I confess. I was a free range kid.
I was allowed to roam a four block area of our immediate neighborhood in Roseville as a 5-year-old that included Dry Creek and its adjoining floodplain although I had to tell my mom where I was going.
By the second week of kindergarten I was walking 12 blocks to — and then from — Cirby School that including crossing busy Douglas Boulevard with the help of a crossing guard.
After we moved to Lincoln, the one way walk as a second grader stretched to 15 blocks including crossing an even busier Highway 65 that had extensive truck traffic as well as the Southern Pacific Railroad main line that headed north out of Roseville.
I learned to ride a bicycle without a helmet and later as an eighth grader pedaled around the narrow foothill roads east of Lincoln without a helmet as well. Most of that time I was by myself ending up seven miles from home while collecting aluminum cans and glass beer bottles to earn cash before turning back.
In the summer growing up we could stay out until dusk started giving way to darkness. It also was OK to walk six blocks to McBean Park to the swimming pool, Little League field or the playground solo even though to get there it meant crossing McBean Park Drive that doubled as Highway 193 that had a logging truck whiz by at least once every 10 minutes in the summer.
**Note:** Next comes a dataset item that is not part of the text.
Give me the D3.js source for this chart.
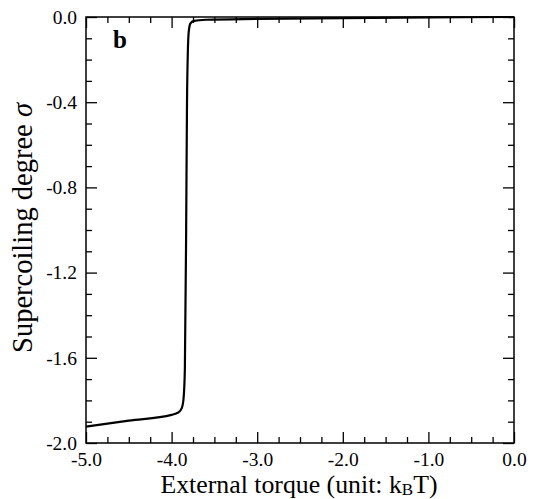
<!DOCTYPE html>
<html><head><meta charset="utf-8">
<script src="https://cdn.jsdelivr.net/npm/d3@7"></script>
<style>body{margin:0;background:#fff}svg{display:block}</style>
</head><body>
<script>
const torque = [-5.0, -4.5, -4.0, -3.92, -3.88, -3.86, -3.845, -3.83, -3.82, -3.81, -3.80, -3.78, -3.74, -3.6, -3.0, -2.0, -1.0, 0.0];
const sigma  = [-1.923, -1.895, -1.868, -1.856, -1.835, -1.79, -1.65, -1.0, -0.40, -0.16, -0.07, -0.03, -0.018, -0.013, -0.009, -0.005, -0.002, 0.0];
const xMajor = [-5, -4, -3, -2, -1, 0];
const yMajor = [0, -0.4, -0.8, -1.2, -1.6, -2.0];

const W = 536, H = 499;
const L = 86, R = 514, T = 17, B = 443;
const font = '"Liberation Serif","Times New Roman",serif';
const svg = d3.select("body").append("svg").attr("width", W).attr("height", H);
const x = d3.scaleLinear().domain([-5, 0]).range([L, R]);
const y = d3.scaleLinear().domain([-2, 0]).range([B, T]);

const xMinor = d3.range(-5, 0.001, 0.25).filter(v => Math.abs(v - Math.round(v)) > 1e-6);
const yMinor = d3.range(-2, 0.001, 0.1).filter(v => !yMajor.some(m => Math.abs(m - v) < 1e-6));
const fmt = d => (Math.abs(d) < 1e-9 ? 0 : d).toFixed(1);

function ax(gen, tr, vals, size, labels) {
  const g = svg.append("g").attr("transform", tr)
    .call(gen.tickValues(vals).tickSizeInner(size).tickSizeOuter(0).tickFormat(labels ? fmt : ""));
  g.select(".domain").remove();
  g.attr("font-size", 19.5).attr("font-family", font);
  g.selectAll("line").attr("stroke", "#000").attr("stroke-width", 1.3);
  g.selectAll("text").attr("font-family", font).attr("font-size", 19.5).attr("fill", "#000");
  return g;
}
// bottom
const gb = ax(d3.axisBottom(x), `translate(0,${B})`, xMajor, -11, true);
gb.selectAll("text").attr("y", 23).attr("dy", null);
ax(d3.axisBottom(x), `translate(0,${B})`, xMinor, -6, false);
// top
ax(d3.axisTop(x), `translate(0,${T})`, xMajor, -11, false);
ax(d3.axisTop(x), `translate(0,${T})`, xMinor, -6, false);
// left
const gl = ax(d3.axisLeft(y), `translate(${L},0)`, yMajor, -11, true);
gl.selectAll("text").attr("x", -9);
ax(d3.axisLeft(y), `translate(${L},0)`, yMinor, -6, false);
// right
ax(d3.axisRight(y), `translate(${R},0)`, yMajor, -11, false);
ax(d3.axisRight(y), `translate(${R},0)`, yMinor, -6, false);

svg.append("rect").attr("x", L).attr("y", T).attr("width", R - L).attr("height", B - T)
  .attr("fill", "none").attr("stroke", "#000").attr("stroke-width", 1.5);

const data = torque.map((t, i) => [t, sigma[i]]);
svg.append("path").datum(data)
  .attr("d", d3.line().x(d => x(d[0])).y(d => y(d[1])).curve(d3.curveMonotoneX))
  .attr("fill", "none").attr("stroke", "#000").attr("stroke-width", 2.2);

svg.append("text").attr("x", 113).attr("y", 48).attr("font-family", font)
  .attr("font-size", 25).attr("font-weight", "bold").text("b");

const xt = svg.append("text").attr("x", 299).attr("y", 493).attr("text-anchor", "middle")
  .attr("font-family", font).attr("font-size", 25.8);
xt.append("tspan").text("External torque (unit: k");
xt.append("tspan").attr("font-size", 17).attr("dy", 2).text("B");
xt.append("tspan").attr("dy", -2).text("T)");

const yt = svg.append("text").attr("transform", `translate(32,228) rotate(-90)`)
  .attr("text-anchor", "middle").attr("font-family", font).attr("font-size", 28.5);
yt.append("tspan").text("Supercoiling degree ");
yt.append("tspan").attr("font-style", "italic").text("σ");
</script>
</body></html>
We even played with toy guns and — when needed — improvised by using our imagination to turn a finger into a Colt 45.
As a 10-year-old I was often left alone at home to take care of my 2 year-old sister.
On top of that I had chores, had to earn my own money for my clothes starting at age 14, and spent most of my childhood when I had free time in unstructured activities either by myself or with friends.
Now all of that would be considered child neglect or even child abuse. It would be more than enough to send my mother away for 20 years in prison in today’s world. As for the finger-as-gun routine it would have gotten me locked up as a juvenile delinquent or — if stupid enough to point a “loaded” finger at recess — kicked out of school.
Today walking to school is becoming less and less common while rare are spontaneous gatherings of kids who may simply walk down the street looking for another kid to play with as parents either prohibit such “dangerous activity” or they only allow their kids to come in contact with other kids in organized activities or during supervised play dates.
Roaming the neighborhood under any circumstance today is looked upon by some as a reckless act that could trigger calls to Child Protection Services.
And we wonder why kids get so hooked on electronic devices and prefer texting over face-to-face communication.
A year ago this month parents were investigated by CPS after allowing their 10-year-old daughter and 6-year-old son to walk a mile to their neighborhood park in Silver Spring, Maryland. Concerned neighbors called police who said the kids told them their mother allowed them to walk around the neighborhood unsupervised.
The siblings’ mother Danielle Meitiv who works as a climate scientist, told the Washington Post after the CPS launched an investigation into their fitness as parents, “The world is actually safer than when I was a child, and I just want to give them the same freedom and independence that I had — basically an old-fashioned childhood. I think it’s absolutely critical for their development — to learn responsibility, to experience the world and to gain confidence and competency.”
The mother who coined the term “free range kids” with the book published by the same name was splashed across New York City newspaper headlines when she allowed her son to ride the subway alone at age 9.
Lenore Skenazym, who hosts Disney channel’s “World’s Worst Mom” TV show, was quoted earlier this year noting, “Thanks to a crime rate that is the lowest in 40 to 50 years, our kids today are actually more safe than when we ran around as kids, yet no one arrested our parents for letting us play. It’s the new belief that ‘if a child in not 100 percent supervised, get is 100 percent in danger’ that is driving this corrosive, crazy idea that kids cannot do anything on their own. What’s more, the idea that the state cares more about our kids than we do is bizarre. Yes, I do want the state to step in in cases of starving, beating or pimping out kids — but not when there’s an issue of ‘tsk, tsk’.”
Skenazym noted a number of parents “shove fear down their (kids’) throats at every juncture.”
Reasonable fear can be healthy. It keeps us from playing chicken on the freeway.
But when fear is all consuming it can paralyze us.
Raising a kid to live in fear without a chance to build independence or take chances to learn new things on their own certainly does little to help them grow into secure and confident adults.